This marks the second post in AltrUHelp’s new series of guest blog posts from industry professionals. Jordan Nacht is a Mental Health Counselor from New York and a thought leader on the topic of altruism in the therapy arena.
As a mental health counselor who works with parolees, probation and pre-trial clients, I’ve heard countless anecdotes of the horrors of prison life. As it is with most daunting experiences, there are points of happiness and growth in these perceivably “dark” experiences. I make it a point to assume a nonjudgmental and unconditionally positive stance toward my clients (which is utterly necessary for any therapist). To do so, I search for these shining lights—redeeming, uplifting moments—however bright or dim.
I often ask my clients a particular question regarding their time in prison: “How did you keep your sanity,” or more pointedly, “how did you maintain the goodness I see inside you while stuck in such a ‘bad’ environment?” This question can elicit such emotion that clients decline to answer–in which case I revisit the question once a more trusting relationship has been established. Oftentimes, though, a response comes forth immediately. It never fails to relate to altruism. In this piece, I will depict some of these experiences, those through which incarcerated persons maintain their humanity.

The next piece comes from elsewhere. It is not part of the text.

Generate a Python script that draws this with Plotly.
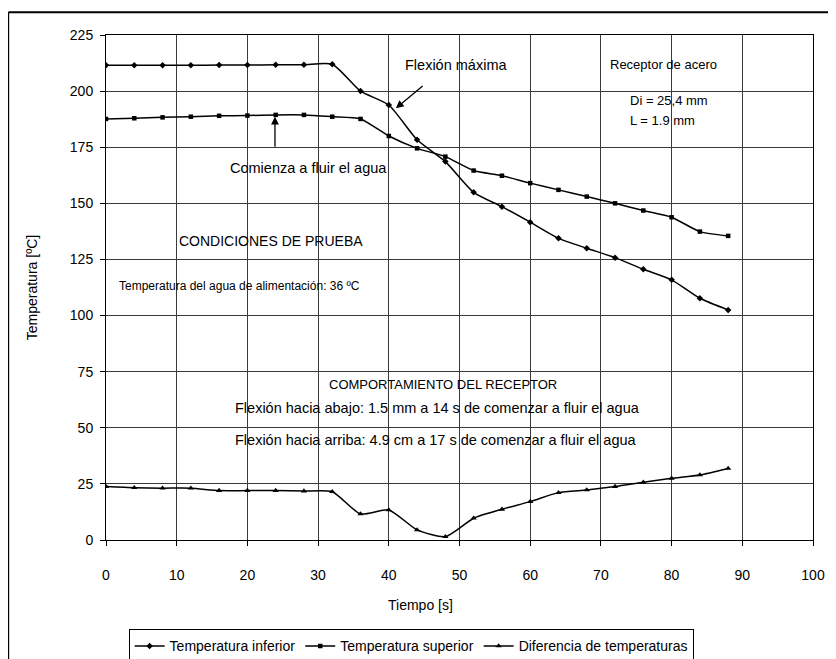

As I cannot relate specific stories—I am not willing to even broach the possibility of breaking a client’s confidentiality and trust—I will speak generally and report the patterns I have noticed.
All too often I hear of a client who, citing only his instinct and innate desire, began to attend drug and alcohol groups. The groups are basic and designed to allow for the sharing of experiences so others can empathize and allow the user to express their truth, all the while inferring to the other group members that they are not alone in their addictions. The “giving” or “sharing” of one’s truth is the most powerful facet of this group treatment. Clients tell me all the time that these groups allowed them to “remain human to some extent.” They have explained that it was not the group or the treatment itself, but this “sharing” of experiences that brought them all together, that united them. This unity factor is another important subject, one which relates strongly to altruism and human nature, and one that I plan to write more about in the future.
Another common factor in a prisoner’s happiness is solitude. The worst punishment a prisoner can be subject to is not physical, but psychological.
Some of you have heard it referred to as “the hole,” others as “solitary confinement.” It is rare for any prisoner to completely avoid the hole because at one point or another during one’s incarceration, standing up for oneself becomes a necessity, even though any violence or aggression is not permitted. Unfortunately, prison often resembles the “school bully” situation, in which an aggressor will continue to pick on you unless you stand up to him. Often this one instance of “standing up for oneself” leads to some time in solitary. In my career thus far, I have yet to encounter a client who speaks well of solitary confinement. Intense boredom, complete lack of interaction, rereading the same books over and over—no one enjoys “the hole.”
The interesting—and perhaps paradoxical—effect of solitary confinement is that the prisoner realizes just how necessary human interaction can be—how happy a small conversation can him feel. I may be reading into this or I may not, but the “sharing” of one’s life with another is an act of giving in itself. The giving of one’s experiences and thoughts is an altruistic behavior. My clients themselves point out that, even though they’re locked up with people who they primarily abhor, they’d rather be interacting and sharing the experience of incarceration than going through it alone. This facet of human nature cannot be overlooked and should not be taken for granted.
Besides the power of sharing—through experience or in stories—I find that my clients often find that teaching (and learning) provides a way of maintaining their humanity. Often I have heard a client mention that they “taught someone a skill” or “taught someone to defend himself” while stuck in that rut of an environment. The stories have mostly applied to situations between roommates or prisoners of similar ethnic backgrounds, but the “giving” is present nonetheless.
Teaching helps a new prisoner to better adjust to their new environment. While the acclimation process can be a harrowing one, both the teacher and student benefit from the sharing of knowledge and installation of peace of mind. What it comes down to is this: “what you give to another, you give to yourself.” In other words: make someone else happy, and you too will become happy. Give someone else greater peace of mind (especially in a place as shocking to the senses as prison), and you too will increase your peace of mind. Clients relate these experiences as if they are commonplace and not worth the mention or the time it takes to divulge the experience, but the truth is that they are beautiful and telling. They are lights that—however dim—can carry oneself through the darkness unscathed. Any such feats should never go unnoticed or unreported because they exude the truth that we are, by our very nature, a giving and truly altruistic species.
Thank you kindly to any and all of my clients who have inspired me by sharing these experiences. Through the retelling of the stories we can continue to inspire others and help people to find their own lights in the dark.